Top 10 Ugliest Palaces of the Russian Elite

Russiangate found the ten ugliest pieces of architecture

The "houses" of the top figures of Russia and their confidants are mostly reminiscent of some absurd relics of the past centuries. Who would even come up with the idea of building a palace for himself, so that, like the emperor, he can walk around the huge halls of hundreds of square meters?

"The combination of avant-garde with luxury is not a uniquely Russian thing; in the 2000s the whole world was into that – above all, mostly Arab customers, before the Arab spring of 2010. But Russia now ranks second in the world for the number of billionaires. Nowhere in the world in the 2000s there were customers so greedy for prestigious consumption, who were not connected either with the Protestant ethic of the US and Europe, or with Chinese ceremonies. It would seem that here, in Russia, the main masterpieces of this branch of the avant-garde tree should have been created. And where? Our customers have now stopped relying on the Motherland – they set up property in Europe. Conditions for the glamorous avant-garde are long gone, these days, social policy and environmental awareness are trendy. Where are you, our monuments of early Russian neo-capitalism, masterpieces of deconstruction from crocodile skin with Swarovski rhinestones? Once in my career of a critic, I saw a front door covered with a sheared mink of an abstract design – but that's all. Our interiors, unlike people who live in them, did not get into European or American Vogue, Tatler, Vanity Fair and AD, although there were plenty of Arabs, Japanese and Chinese there. ‘This is not a defeat, it is a total shame,’ wrote one of the most influential architectural critics, Gregory Revzin, in his essay called The Magnificent Twenty: Moscow Architecture and Why it Was. "

Style? Taste? Avant-garde? Money! Just have a look.


The first place, of course, is due to the homes of the Russian businessmen and billionaires close to President Putin, the Rothenberg brothers. They are located in the suburban village of Zhukovka.


The house of first vice-premier Igor Shuvalov in Skolkovo occupies the honorable second place. As you have noticed, the Rothenbergs’ and Shuvalov’s houses are made in the same range of colours. Its area is 4174 sq. m. and the price is about $10 million.


The palace of Russian President Vladimir Putin on the Black Sea coast is ranked third in our chart. The main building occupies 17 692 sq. m. and cost more than a billion dollars.


This is Igor Zavyalov’s house in Akulinino, the Moscow Region. He is Sergey Chemezov’s deputy, the head of the state corporation Rostekh. Zavyalov supervises financial issues in the organization. The area of the plot is 4.3 hectares. Chemezov's house is also nearby. However, his taste is clearly better, which is why he did not get into our ranking.

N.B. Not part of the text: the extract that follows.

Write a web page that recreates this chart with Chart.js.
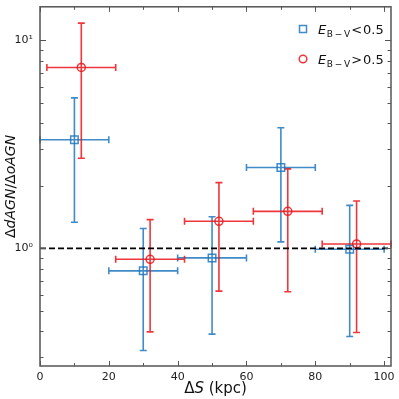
<!DOCTYPE html>
<html><head><meta charset="utf-8">
<script src="https://cdn.jsdelivr.net/npm/chart.js@4.4.0/dist/chart.umd.min.js"></script>
<style>html,body{margin:0;padding:0;background:#fff;}#wrap{width:399px;height:399px;}</style>
</head><body><div id="wrap"><canvas id="c" width="399" height="399"></canvas></div>
<script>
const xBlue = [10, 30, 50, 70, 90];
const yBlue = [3.33, 0.78, 0.90, 2.45, 0.99];
const yBlueLow = [1.335, 0.323, 0.387, 1.075, 0.377];
const yBlueHigh = [5.29, 1.246, 1.42, 3.80, 1.61];
const xErrBlue = [10, 10, 10, 10, 10];

const xRed = [12, 32, 52, 72, 92];
const yRed = [7.41, 0.886, 1.35, 1.507, 1.05];
const yRedLow = [2.71, 0.397, 0.623, 0.619, 0.394];
const yRedHigh = [12.1, 1.375, 2.07, 2.41, 1.69];
const xErrRed = [10, 10, 10, 10, 10];

const xTicks = [0, 20, 40, 60, 80, 100];
const xMinorTicks = [10, 30, 50, 70, 90];
const yMajorTicks = [1, 10];
const yMinorTicks = [0.3, 0.4, 0.5, 0.6, 0.7, 0.8, 0.9, 2, 3, 4, 5, 6, 7, 8, 9];
const refLine = 1;

const BLUE = 'rgba(31,119,190,0.85)';
const RED = 'rgba(235,20,25,0.85)';
const FRAME = '#555';

const blueData = xBlue.map((x, i) => ({x: x, y: yBlue[i], xe: xErrBlue[i], lo: yBlueLow[i], hi: yBlueHigh[i]}));
const redData = xRed.map((x, i) => ({x: x, y: yRed[i], xe: xErrRed[i], lo: yRedLow[i], hi: yRedHigh[i]}));

const custom = {
  id: 'custom',
  beforeDatasetsDraw(chart) {
    const ctx = chart.ctx, xs = chart.scales.x, ys = chart.scales.y;
    const cap = 3.5;
    [[blueData, BLUE], [redData, RED]].forEach(([data, col]) => {
      ctx.save();
      ctx.strokeStyle = col; ctx.lineWidth = 1.6;
      data.forEach(d => {
        const px = xs.getPixelForValue(d.x), py = ys.getPixelForValue(d.y);
        const x0 = xs.getPixelForValue(d.x - d.xe), x1 = xs.getPixelForValue(d.x + d.xe);
        const y0 = ys.getPixelForValue(d.lo), y1 = ys.getPixelForValue(d.hi);
        ctx.beginPath();
        ctx.moveTo(x0, py); ctx.lineTo(x1, py);
        ctx.moveTo(px, y0); ctx.lineTo(px, y1);
        ctx.moveTo(x0, py - cap); ctx.lineTo(x0, py + cap);
        ctx.moveTo(x1, py - cap); ctx.lineTo(x1, py + cap);
        ctx.moveTo(px - cap, y0); ctx.lineTo(px + cap, y0);
        ctx.moveTo(px - cap, y1); ctx.lineTo(px + cap, y1);
        ctx.stroke();
      });
      ctx.restore();
    });
  },
  afterDraw(chart) {
    const ctx = chart.ctx, xs = chart.scales.x, ys = chart.scales.y, a = chart.chartArea;
    ctx.save();
    ctx.strokeStyle = FRAME; ctx.lineWidth = 1.5;
    ctx.strokeRect(a.left, a.top, a.right - a.left, a.bottom - a.top);
    ctx.lineWidth = 1;
    ctx.beginPath();
    const tx = (vals, len) => vals.forEach(v => {
      const p = Math.round(xs.getPixelForValue(v)) + 0.5;
      ctx.moveTo(p, a.bottom); ctx.lineTo(p, a.bottom - len);
      ctx.moveTo(p, a.top); ctx.lineTo(p, a.top + len);
    });
    const ty = (vals, len) => vals.forEach(v => {
      const p = Math.round(ys.getPixelForValue(v)) + 0.5;
      ctx.moveTo(a.left, p); ctx.lineTo(a.left + len, p);
      ctx.moveTo(a.right, p); ctx.lineTo(a.right - len, p);
    });
    tx(xTicks, 5); tx(xMinorTicks, 3);
    ty(yMajorTicks, 6); ty(yMinorTicks, 3.5);
    ctx.stroke();

    ctx.fillStyle = '#111';
    ctx.textBaseline = 'alphabetic';
    const parts = [['Δ', '15px "DejaVu Sans"'], ['S', 'italic 15px "DejaVu Sans"'], [' (kpc)', '15px "DejaVu Sans"']];
    let w = 0; parts.forEach(p => { ctx.font = p[1]; w += ctx.measureText(p[0]).width; });
    let x = (a.left + a.right) / 2 - w / 2;
    parts.forEach(p => { ctx.font = p[1]; ctx.fillText(p[0], x, 393); x += ctx.measureText(p[0]).width; });
    const yparts = [['Δ', '14px "DejaVu Sans"'], ['dAGN', 'italic 14px "DejaVu Sans"'], ['/', '14px "DejaVu Sans"'], ['Δ', '14px "DejaVu Sans"'], ['oAGN', 'italic 14px "DejaVu Sans"']];
    ctx.save();
    ctx.translate(15, (a.top + a.bottom) / 2);
    ctx.rotate(-Math.PI / 2);
    w = 0; yparts.forEach(p => { ctx.font = p[1]; w += ctx.measureText(p[0]).width; });
    x = -w / 2;
    yparts.forEach(p => { ctx.font = p[1]; ctx.fillText(p[0], x, 0); x += ctx.measureText(p[0]).width; });
    ctx.restore();

    const entries = [[BLUE, 'rect', '<', 29], [RED, 'circle', '>', 59]];
    entries.forEach(([col, shape, op, ly]) => {
      ctx.strokeStyle = col; ctx.lineWidth = 1.5;
      if (shape === 'rect') { ctx.strokeRect(299.5, ly - 3.5, 7, 7); }
      else { ctx.beginPath(); ctx.arc(303, ly, 3.8, 0, Math.PI * 2); ctx.stroke(); }
      ctx.fillStyle = '#111';
      let lx = 318;
      ctx.font = 'italic 13px "DejaVu Sans"';
      ctx.fillText('E', lx, ly + 5); lx += ctx.measureText('E').width + 0.5;
      ctx.font = '9px "DejaVu Sans"';
      ctx.fillText('B\u2009\u2212\u2009V', lx, ly + 8); lx += ctx.measureText('B\u2009\u2212\u2009V').width + 1;
      ctx.font = '13px "DejaVu Sans"';
      ctx.fillText(op, lx, ly + 5); lx += ctx.measureText(op).width + 1;
      ctx.fillText('0.5', lx, ly + 5);
    });
    ctx.restore();
  }
};

new Chart(document.getElementById('c'), {
  type: 'scatter',
  data: {
    datasets: [
      {label: 'blue', data: blueData, pointStyle: 'rect', pointRadius: 5.3, pointHoverRadius: 5.3, borderColor: BLUE, backgroundColor: 'rgba(0,0,0,0)', borderWidth: 1.5, order: 2},
      {label: 'red', data: redData, pointStyle: 'circle', pointRadius: 4, pointHoverRadius: 4, borderColor: RED, backgroundColor: 'rgba(0,0,0,0)', borderWidth: 1.5, order: 1},
      {type: 'line', label: 'ref', data: [{x: 0, y: refLine}, {x: 102, y: refLine}], borderColor: '#000', borderWidth: 1.6, borderDash: [6, 3], pointRadius: 0, order: 0}
    ]
  },
  options: {
    responsive: false, animation: false, events: [],
    layout: {padding: {top: 0, right: 8, left: 0, bottom: 0}},
    plugins: {legend: {display: false}, tooltip: {enabled: false}},
    scales: {
      x: {
        type: 'linear', min: 0, max: 102,
        afterBuildTicks: s => { s.ticks = xTicks.map(v => ({value: v})); },
        afterFit: s => { s.height = 33; s.paddingLeft = 0; s.paddingRight = 0; },
        grid: {display: false, drawTicks: false},
        border: {display: false},
        ticks: {padding: 5, color: '#222', font: {family: 'DejaVu Sans', size: 11}, maxRotation: 0}
      },
      y: {
        type: 'logarithmic', min: 0.272, max: 14.5,
        afterBuildTicks: s => { s.ticks = yMajorTicks.map(v => ({value: v, major: true})); },
        afterFit: s => { s.width = 40; s.paddingTop = 0; s.paddingBottom = 0; },
        grid: {display: false, drawTicks: false},
        border: {display: false},
        ticks: {padding: 7, color: '#222', font: {family: 'DejaVu Sans', size: 11}, autoSkip: false,
          callback: v => v === 1 ? '10\u2070' : (v === 10 ? '10\u00b9' : '')}
      }
    }
  },
  plugins: [custom]
});
</script></body></html>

The fifth best – or worst – is the piece of architecture, in which the Minister of Construction of the Samara Region, Alexey Grishin, lives.


In the already mentioned Akulinino, Sergey Yastrzhembsky lives. Under Yeltsin, his post had a very weird title: deputy head of the Presidential Administration – the presidential press secretary. Then he was deputy prime minister of the Moscow government, and under Putin he became an assistant to the president. Yastrzhembsky’s house, if not ugly, then at least is strange.


Seventh place goes to the main railway enthusiast in Russia in retirement and a very religious person – Vladimir Yakunin. His extensive housing complex (there is no other name this huge territory with buildings) is located in Akulinino. The area of ​​the plot is 14.8 hectares.


Prime Minister Dmitry Medvedev with a house in Rublyovka occupies an honorable eighth place. (The total area of ​​buildings is about 4000 sq. m., its price amounts to 5 billion rubles).


This is the supposed palace of Patriarch of Moscow and All Russia Kirill on the Black Sea coast. It is located to the north of the village Divnomorskoye of the Krasnodar Territory. For the construction site, ten hectares of Pitsunda pine, listed in the Red Book, were cut down.


Perhaps, the most pleasant design and least ugly one is the house of the Minister of Defense Sergey Shoigu in Barvikha, the Moscow Region. But the oriental style and the surrounding Russian reality break the mold completely. The approximate cost of the building is $18 million.